Retype the opening lines of the data exactly, stopping after the line that contains "29, 30, 27, 5]". Skip every picture.
⁂
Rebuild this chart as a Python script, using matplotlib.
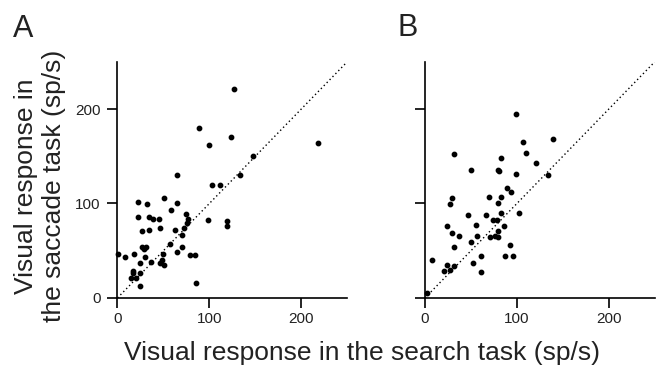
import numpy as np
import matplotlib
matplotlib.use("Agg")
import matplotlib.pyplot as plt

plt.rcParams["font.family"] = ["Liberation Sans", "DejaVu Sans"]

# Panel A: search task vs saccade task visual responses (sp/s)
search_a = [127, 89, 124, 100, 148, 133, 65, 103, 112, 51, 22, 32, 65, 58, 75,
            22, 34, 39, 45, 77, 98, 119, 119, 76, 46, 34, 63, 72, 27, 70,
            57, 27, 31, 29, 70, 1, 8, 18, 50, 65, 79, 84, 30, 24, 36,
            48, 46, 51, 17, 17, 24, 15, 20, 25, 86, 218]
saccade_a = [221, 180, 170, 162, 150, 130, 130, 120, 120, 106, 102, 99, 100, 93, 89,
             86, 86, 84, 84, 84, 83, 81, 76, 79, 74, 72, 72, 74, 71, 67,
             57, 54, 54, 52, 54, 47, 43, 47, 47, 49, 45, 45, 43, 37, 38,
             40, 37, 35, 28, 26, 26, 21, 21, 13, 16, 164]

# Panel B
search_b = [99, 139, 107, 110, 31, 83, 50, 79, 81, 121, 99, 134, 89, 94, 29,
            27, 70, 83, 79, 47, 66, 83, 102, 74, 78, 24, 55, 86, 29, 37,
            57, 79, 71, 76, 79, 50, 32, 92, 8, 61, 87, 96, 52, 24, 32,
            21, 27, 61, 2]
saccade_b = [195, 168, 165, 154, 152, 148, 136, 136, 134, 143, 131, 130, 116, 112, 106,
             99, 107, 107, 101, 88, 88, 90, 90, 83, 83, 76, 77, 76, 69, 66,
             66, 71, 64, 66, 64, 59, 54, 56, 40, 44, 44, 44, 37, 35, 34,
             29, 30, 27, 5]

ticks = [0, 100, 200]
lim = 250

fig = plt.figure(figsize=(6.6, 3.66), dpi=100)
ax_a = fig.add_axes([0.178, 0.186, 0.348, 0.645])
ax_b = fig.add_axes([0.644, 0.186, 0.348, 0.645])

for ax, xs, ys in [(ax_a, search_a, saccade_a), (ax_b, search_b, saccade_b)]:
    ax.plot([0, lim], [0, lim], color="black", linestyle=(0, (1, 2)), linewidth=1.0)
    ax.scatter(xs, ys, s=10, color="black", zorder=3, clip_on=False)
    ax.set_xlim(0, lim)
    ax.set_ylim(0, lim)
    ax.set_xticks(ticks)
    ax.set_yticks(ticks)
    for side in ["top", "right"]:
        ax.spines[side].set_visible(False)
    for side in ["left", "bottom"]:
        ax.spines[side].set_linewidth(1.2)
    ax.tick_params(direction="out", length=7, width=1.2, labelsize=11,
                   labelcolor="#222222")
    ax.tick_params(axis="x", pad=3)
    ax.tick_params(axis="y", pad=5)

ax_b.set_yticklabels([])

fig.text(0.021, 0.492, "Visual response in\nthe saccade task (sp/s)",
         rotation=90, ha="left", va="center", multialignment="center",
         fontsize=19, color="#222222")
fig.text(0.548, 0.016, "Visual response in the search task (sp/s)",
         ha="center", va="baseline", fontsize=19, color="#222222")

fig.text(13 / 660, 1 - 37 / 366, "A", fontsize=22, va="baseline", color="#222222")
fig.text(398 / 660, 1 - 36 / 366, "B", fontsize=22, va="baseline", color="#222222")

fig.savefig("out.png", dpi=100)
⁂
**ANSWER TO THIS PROBLEM:**
Rebuild this chart as a Python script, using matplotlib.
import numpy as np
import matplotlib
matplotlib.use("Agg")
import matplotlib.pyplot as plt

plt.rcParams["font.family"] = ["Liberation Sans", "DejaVu Sans"]

# Panel A: search task vs saccade task visual responses (sp/s)
search_a = [127, 89, 124, 100, 148, 133, 65, 103, 112, 51, 22, 32, 65, 58, 75,
            22, 34, 39, 45, 77, 98, 119, 119, 76, 46, 34, 63, 72, 27, 70,
            57, 27, 31, 29, 70, 1, 8, 18, 50, 65, 79, 84, 30, 24, 36,
            48, 46, 51, 17, 17, 24, 15, 20, 25, 86, 218]
saccade_a = [221, 180, 170, 162, 150, 130, 130, 120, 120, 106, 102, 99, 100, 93, 89,
             86, 86, 84, 84, 84, 83, 81, 76, 79, 74, 72, 72, 74, 71, 67,
             57, 54, 54, 52, 54, 47, 43, 47, 47, 49, 45, 45, 43, 37, 38,
             40, 37, 35, 28, 26, 26, 21, 21, 13, 16, 164]

# Panel B
search_b = [99, 139, 107, 110, 31, 83, 50, 79, 81, 121, 99, 134, 89, 94, 29,
            27, 70, 83, 79, 47, 66, 83, 102, 74, 78, 24, 55, 86, 29, 37,
            57, 79, 71, 76, 79, 50, 32, 92, 8, 61, 87, 96, 52, 24, 32,
            21, 27, 61, 2]
saccade_b = [195, 168, 165, 154, 152, 148, 136, 136, 134, 143, 131, 130, 116, 112, 106,
             99, 107, 107, 101, 88, 88, 90, 90, 83, 83, 76, 77, 76, 69, 66,
             66, 71, 64, 66, 64, 59, 54, 56, 40, 44, 44, 44, 37, 35, 34,
             29, 30, 27, 5]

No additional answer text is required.